I've seen both Blade movies now. The premise is that there are now two humanoid races in the world; humans and vampires. The vampires prey on the humans, and if a human gets bitten by a vampire, s/he becomes a vampire, if they don't die outright. Kind of an interspecies one-drop rule. Once you try Drac, you can never go back.

Vampires can only be out at night; they can't stand the bright light of day. But Blade is different. He's the son of a black mother who was bitten by a white vampire while she was pregnant. Blade's a vampire-human mulatto. Unlike a full blood (!) vampire, he can tolerate the both daylight and night. The vampires call him Day-Walker. Blade hates vampires and is trying to kill them all, and to destroy the vampire side of himself. He spends a lot of time trying to discover a serum that will suppress the vampire in him. He has to take the serum regularly, or the vampire side of him starts to break through.

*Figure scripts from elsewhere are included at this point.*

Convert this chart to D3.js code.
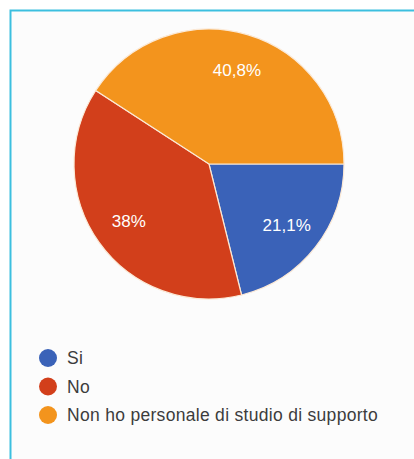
<!DOCTYPE html>
<html>
<head>
<meta charset="utf-8">
<script src="https://cdn.jsdelivr.net/npm/d3@7"></script>
<style>
  body { margin: 0; background: #fff; }
  svg { display: block; }
</style>
</head>
<body>
<div id="chart"></div>
<script>
const categories = ["Si", "No", "Non ho personale di studio di supporto"]
const values = [21.1, 38, 40.8]
const labels = ["21,1%", "38%", "40,8%"]
const colors = ["#3a62b8", "#d23f1b", "#f3941d"]

const width = 414, height = 459
const cx = 209, cy = 164, radius = 135

var svg = d3.select('#chart').append("svg")
    .attr("width", width)
    .attr("height", height)

// panel background + cyan frame (left and top visible)
svg.append("rect")
    .attr("x", 10).attr("y", 10)
    .attr("width", width - 10).attr("height", height - 10)
    .attr("fill", "#fcfcfc")
svg.append("path")
    .attr("d", `M10.5,${height} V10.5 H${width}`)
    .attr("fill", "none")
    .attr("stroke", "#3cbfdf")
    .attr("stroke-width", 2)

// slices start at 3 o'clock, clockwise
var pie = d3.pie().sort(null)
    .startAngle(Math.PI / 2)
    .endAngle(Math.PI / 2 + 2 * Math.PI)

var arcs = pie(values)
var arc = d3.arc().innerRadius(0).outerRadius(radius)
var labelArc = d3.arc().innerRadius(radius * 0.73).outerRadius(radius * 0.73)

var g = svg.append("g").attr("transform", `translate(${cx},${cy})`)

g.selectAll("path")
    .data(arcs).enter()
    .append("path")
    .attr("d", arc)
    .attr("fill", (d, i) => colors[i])
    .attr("stroke", "#fbe9d6")
    .attr("stroke-width", 1.2)

g.selectAll("text")
    .data(arcs).enter()
    .append("text")
    .attr("transform", (d) => `translate(${labelArc.centroid(d)})`)
    .attr("text-anchor", "middle")
    .attr("dy", "0.36em")
    .style("font-family", "Liberation Sans, Arial, sans-serif")
    .style("font-size", "17px")
    .attr("fill", "#fff")
    .text((d, i) => labels[i])

// legend
var legend = svg.append("g").attr("transform", "translate(48,358)")
var item = legend.selectAll("g")
    .data(categories).enter()
    .append("g")
    .attr("transform", (d, i) => `translate(0,${i * 28.5})`)

item.append("circle")
    .attr("r", 9)
    .attr("fill", (d, i) => colors[i])

item.append("text")
    .attr("x", 19)
    .attr("dy", "0.36em")
    .style("font-family", "Liberation Sans, Arial, sans-serif")
    .style("font-size", "17.5px")
    .style("letter-spacing", "0.3px")
    .attr("fill", "#3c3c3c")
    .text((d) => d)
</script>
</body>
</html>
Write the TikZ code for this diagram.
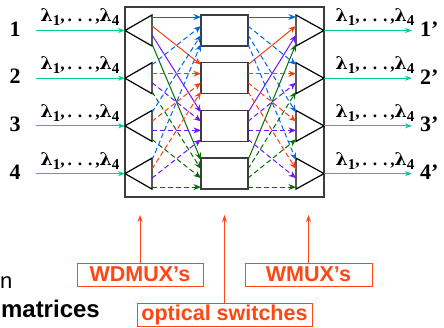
\documentclass[tikz,border=0pt]{standalone}
\usepackage{fontspec}
\setmainfont{Liberation Serif}
\newfontfamily\arialfont{Liberation Sans}
\newfontfamily\lamfont{DejaVu Serif}
\usetikzlibrary{arrows.meta}

\definecolor{lamblue}{RGB}{0,102,230}
\definecolor{lamred}{RGB}{255,60,20}
\definecolor{lampurple}{RGB}{110,20,255}
\definecolor{lamgreen}{RGB}{0,110,0}
\definecolor{fibre}{RGB}{0,204,153}
\definecolor{tagred}{RGB}{255,70,20}
\definecolor{framegray}{RGB}{60,60,60}

\newcommand{\lamsub}[1]{\raisebox{-4pt}{\fontsize{15}{15}\selectfont #1}}
\newcommand{\wavelist}{{\lamfont λ}\lamsub{1},\,.\,\,.\,\,.\,,{\lamfont λ}\lamsub{4}}

\tikzset{
  sig/.style={line width=1pt,-{Stealth[length=7.5pt,width=6pt]}},
  dsh/.style={dash pattern=on 5pt off 3pt},
  fibrearrow/.style={fibre,line width=1pt,-{Stealth[length=7pt,width=5pt]}},
  swbox/.style={draw=framegray,line width=1.5pt,fill=white,minimum width=47pt,minimum height=31pt,inner sep=0pt},
  tag/.style={draw=tagred,line width=1pt,fill=white,text=tagred,font=\arialfont\bfseries\fontsize{21.5}{23}\selectfont,minimum height=23pt,inner sep=0pt},
  tagarrow/.style={tagred,line width=1pt,-{Stealth[length=7pt,width=5pt]}},
  wavelbl/.style={font=\bfseries\fontsize{17.5}{19}\selectfont,inner sep=0pt},
  portlbl/.style={font=\bfseries\fontsize{22}{24}\selectfont,inner sep=0pt}
}

\begin{document}
\begin{tikzpicture}[x=1pt,y=-1pt]
  \useasboundingbox (0,0) rectangle (444,327);

  % the switching node
  \draw [line width=1.5pt,color=framegray] (125,7) rectangle (324,197);

  % ports, demux and mux triangles, switch boxes
  \foreach \i in {1,...,4} {
    \pgfmathsetmacro{\rtop}{15+47.7*(\i-1)}
    \pgfmathsetmacro{\rmid}{\rtop+15.5}
    \node [swbox] (sw\i) at (224.5,\rmid) {};
    \coordinate (dtip\i) at (125,\rmid);
    \coordinate (mtip\i) at (324,\rmid);
    \draw [line width=1.2pt] (dtip\i) -- (152,\rtop) -- (152,\rtop+31) -- cycle;
    \draw [line width=1.2pt] (mtip\i) -- (296,\rtop) -- (296,\rtop+31) -- cycle;
    \coordinate (src\i) at (36,\rmid);
    \coordinate (dst\i) at (412,\rmid);
    \draw [fibrearrow] (src\i) -- (dtip\i);
    \draw [fibrearrow] (mtip\i) -- (dst\i);
    \node [portlbl] (pin\i) at (15,\rmid-1.5) {\i};
    \node [portlbl,anchor=west] (pout\i) at (420,\rmid-1.5) {\i’};
    \node [wavelbl] (lin\i) at (80,\rmid-13) {\wavelist};
    \node [wavelbl] (lout\i) at (375,\rmid-13) {\wavelist};
  }

  % demux -> switches -> mux, one colour per wavelength
  \foreach \i in {1,...,4} {
    \foreach \k/\col in {1/lamblue,2/lamred,3/lampurple,4/lamgreen} {
      \ifnum\i=1 \def\lsty{solid}\else\def\lsty{dsh}\fi
      \coordinate (dm\i\k) at (152,{15+47.7*(\i-1)+2+9*(\k-1)});
      \coordinate (sin\k\i) at (201,{15+47.7*(\k-1)+2+9*(\i-1)});
      \draw [sig,\col,\lsty] (dm\i\k) -- (sin\k\i);
      \coordinate (sout\k\i) at (248,{15+47.7*(\k-1)+2+9*(\i-1)});
      \coordinate (mx\i\k) at (296,{15+47.7*(\i-1)+2+9*(\k-1)});
      \draw [sig,\col,\lsty] (sout\k\i) -- (mx\i\k);
    }
  }

  % labels below
  \node [tag,minimum width=126pt] (wdmux) at (140,274.5) {WDMUX’s};
  \node [tag,minimum width=127pt] (wmux) at (308.5,274.5) {WMUX’s};
  \node [tag,minimum width=175pt] (optsw) at (224.5,314.5) {optical switches};
  \coordinate (wdmuxtip) at (140,215);
  \coordinate (wmuxtip) at (308.5,215);
  \coordinate (optswtip) at (224.5,215);
  \draw [tagarrow] (wdmux) -- (wdmuxtip);
  \draw [tagarrow] (wmux) -- (wmuxtip);
  \draw [tagarrow] (optsw) -- (optswtip);

  \node [anchor=base west,inner sep=0pt,font=\arialfont\fontsize{22}{24}\selectfont] (wordn) at (0,288) {n};
  \node [anchor=base east,inner sep=0pt,font=\arialfont\bfseries\fontsize{24}{26}\selectfont] (wordmat) at (100,317) {matrices};
\end{tikzpicture}
\end{document}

In the first film, "vampire" gets coded as "black" and "human" as "white." The film makes explicit jokes about Blade being an Uncle Tom; it's right there in the dialogue. The serum is administered intravenously, and Blade goes through a total junkie enactment when he self-administers the serum; ties a vein up, injects himself, has a bit of a fit, trembles and shakes, nods off for awhile. Made even more interesting by the fact that he's played by a black man, the junkie imagery being a popular way of portraying black men in film and television.